**DATASET EXCERPT**
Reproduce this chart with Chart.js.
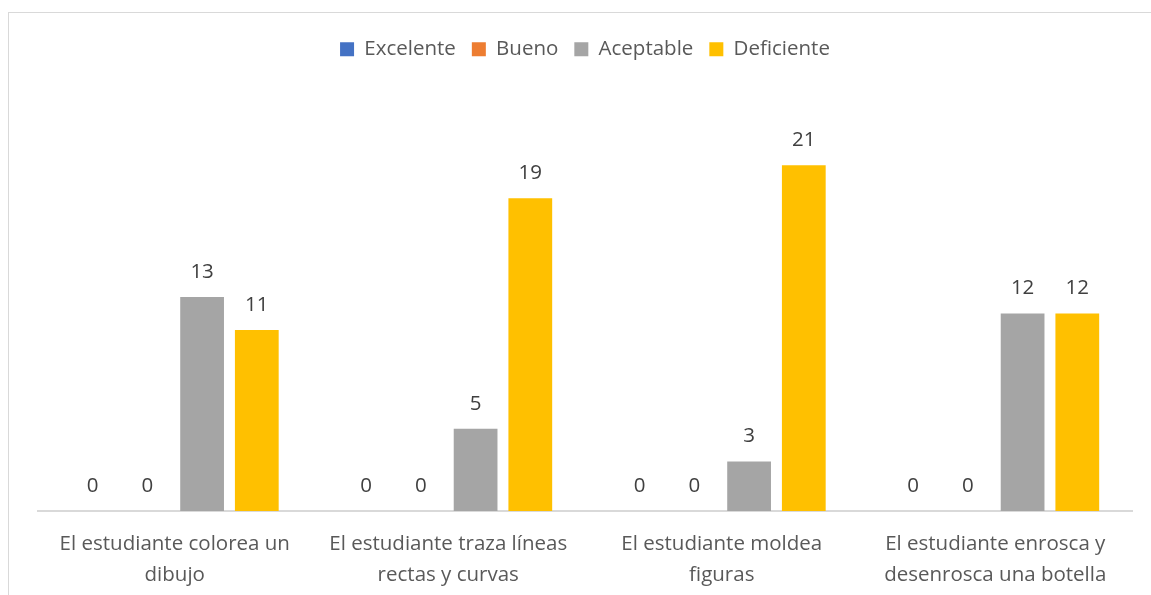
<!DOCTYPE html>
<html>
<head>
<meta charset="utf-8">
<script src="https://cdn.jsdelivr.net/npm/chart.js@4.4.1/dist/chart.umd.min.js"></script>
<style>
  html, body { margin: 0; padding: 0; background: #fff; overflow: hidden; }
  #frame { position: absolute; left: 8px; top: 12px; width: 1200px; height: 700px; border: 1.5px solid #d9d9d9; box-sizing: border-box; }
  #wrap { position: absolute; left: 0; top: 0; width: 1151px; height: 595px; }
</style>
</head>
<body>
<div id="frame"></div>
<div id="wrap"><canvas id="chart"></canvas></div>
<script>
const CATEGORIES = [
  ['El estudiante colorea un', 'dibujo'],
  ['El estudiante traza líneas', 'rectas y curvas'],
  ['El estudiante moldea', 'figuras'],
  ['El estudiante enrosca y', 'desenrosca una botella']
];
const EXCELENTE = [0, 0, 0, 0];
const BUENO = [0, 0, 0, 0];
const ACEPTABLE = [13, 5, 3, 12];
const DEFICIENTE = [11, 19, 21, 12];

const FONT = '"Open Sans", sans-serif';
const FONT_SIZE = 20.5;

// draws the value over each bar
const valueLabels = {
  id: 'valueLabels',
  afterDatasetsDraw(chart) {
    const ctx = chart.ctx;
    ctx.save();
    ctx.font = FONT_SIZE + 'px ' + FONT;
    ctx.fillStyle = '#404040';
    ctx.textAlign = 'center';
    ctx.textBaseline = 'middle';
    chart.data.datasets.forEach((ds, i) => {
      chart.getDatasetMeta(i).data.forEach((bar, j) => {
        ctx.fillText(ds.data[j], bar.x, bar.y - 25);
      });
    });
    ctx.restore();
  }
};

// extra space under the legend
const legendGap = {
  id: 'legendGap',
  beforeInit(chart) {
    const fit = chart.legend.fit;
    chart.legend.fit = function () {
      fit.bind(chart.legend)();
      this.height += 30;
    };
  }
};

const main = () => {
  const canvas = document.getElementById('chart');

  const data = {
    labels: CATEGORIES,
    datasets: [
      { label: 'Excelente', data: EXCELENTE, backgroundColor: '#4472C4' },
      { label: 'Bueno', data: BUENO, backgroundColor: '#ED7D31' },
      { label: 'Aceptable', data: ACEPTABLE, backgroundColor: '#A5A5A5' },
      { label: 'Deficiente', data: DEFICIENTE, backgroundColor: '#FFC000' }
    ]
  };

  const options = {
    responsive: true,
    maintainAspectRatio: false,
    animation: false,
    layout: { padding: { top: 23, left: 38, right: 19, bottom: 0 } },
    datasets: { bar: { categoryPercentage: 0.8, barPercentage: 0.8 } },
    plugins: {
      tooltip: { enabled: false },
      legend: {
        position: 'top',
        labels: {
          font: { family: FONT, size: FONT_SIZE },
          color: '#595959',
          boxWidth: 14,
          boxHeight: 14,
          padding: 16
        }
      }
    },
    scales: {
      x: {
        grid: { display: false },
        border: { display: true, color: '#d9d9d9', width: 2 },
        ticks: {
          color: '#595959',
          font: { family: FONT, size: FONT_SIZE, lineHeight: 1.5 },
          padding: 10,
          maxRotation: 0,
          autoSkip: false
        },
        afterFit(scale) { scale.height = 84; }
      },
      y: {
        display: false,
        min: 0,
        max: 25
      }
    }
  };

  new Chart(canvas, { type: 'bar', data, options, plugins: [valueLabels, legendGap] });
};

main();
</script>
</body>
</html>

**WHAT IS NEEDED**
Reproduce the material above verbatim; omit every picture.

**EXPECTED ANSWER**
Reproduce this chart with Chart.js.
<!DOCTYPE html>
<html>
<head>
<meta charset="utf-8">
<script src="https://cdn.jsdelivr.net/npm/chart.js@4.4.1/dist/chart.umd.min.js"></script>
<style>
  html, body { margin: 0; padding: 0; background: #fff; overflow: hidden; }
  #frame { position: absolute; left: 8px; top: 12px; width: 1200px; height: 700px; border: 1.5px solid #d9d9d9; box-sizing: border-box; }
  #wrap { position: absolute; left: 0; top: 0; width: 1151px; height: 595px; }
</style>
</head>
<body>
<div id="frame"></div>
<div id="wrap"><canvas id="chart"></canvas></div>
<script>
const CATEGORIES = [
  ['El estudiante colorea un', 'dibujo'],
  ['El estudiante traza líneas', 'rectas y curvas'],
  ['El estudiante moldea', 'figuras'],
  ['El estudiante enrosca y', 'desenrosca una botella']
];
const EXCELENTE = [0, 0, 0, 0];
const BUENO = [0, 0, 0, 0];
const ACEPTABLE = [13, 5, 3, 12];
const DEFICIENTE = [11, 19, 21, 12];

const FONT = '"Open Sans", sans-serif';
const FONT_SIZE = 20.5;

// draws the value over each bar
const valueLabels = {
  id: 'valueLabels',
  afterDatasetsDraw(chart) {
    const ctx = chart.ctx;
    ctx.save();
    ctx.font = FONT_SIZE + 'px ' + FONT;
    ctx.fillStyle = '#404040';
    ctx.textAlign = 'center';
    ctx.textBaseline = 'middle';
    chart.data.datasets.forEach((ds, i) => {
      chart.getDatasetMeta(i).data.forEach((bar, j) => {
        ctx.fillText(ds.data[j], bar.x, bar.y - 25);
      });
    });
    ctx.restore();
  }
};

// extra space under the legend
const legendGap = {
  id: 'legendGap',
  beforeInit(chart) {
    const fit = chart.legend.fit;
    chart.legend.fit = function () {
      fit.bind(chart.legend)();
      this.height += 30;
    };
  }
};

const main = () => {
  const canvas = document.getElementById('chart');

  const data = {
    labels: CATEGORIES,
    datasets: [
      { label: 'Excelente', data: EXCELENTE, backgroundColor: '#4472C4' },
      { label: 'Bueno', data: BUENO, backgroundColor: '#ED7D31' },
      { label: 'Aceptable', data: ACEPTABLE, backgroundColor: '#A5A5A5' },
      { label: 'Deficiente', data: DEFICIENTE, backgroundColor: '#FFC000' }
    ]
  };

  const options = {
    responsive: true,
    maintainAspectRatio: false,
    animation: false,
    layout: { padding: { top: 23, left: 38, right: 19, bottom: 0 } },
    datasets: { bar: { categoryPercentage: 0.8, barPercentage: 0.8 } },
    plugins: {
      tooltip: { enabled: false },
      legend: {
        position: 'top',
        labels: {
          font: { family: FONT, size: FONT_SIZE },
          color: '#595959',
          boxWidth: 14,
          boxHeight: 14,
          padding: 16
        }
      }
    },
    scales: {
      x: {
        grid: { display: false },
        border: { display: true, color: '#d9d9d9', width: 2 },
        ticks: {
          color: '#595959',
          font: { family: FONT, size: FONT_SIZE, lineHeight: 1.5 },
          padding: 10,
          maxRotation: 0,
          autoSkip: false
        },
        afterFit(scale) { scale.height = 84; }
      },
      y: {
        display: false,
        min: 0,
        max: 25
      }
    }
  };

  new Chart(canvas, { type: 'bar', data, options, plugins: [valueLabels, legendGap] });
};

main();
</script>
</body>
</html>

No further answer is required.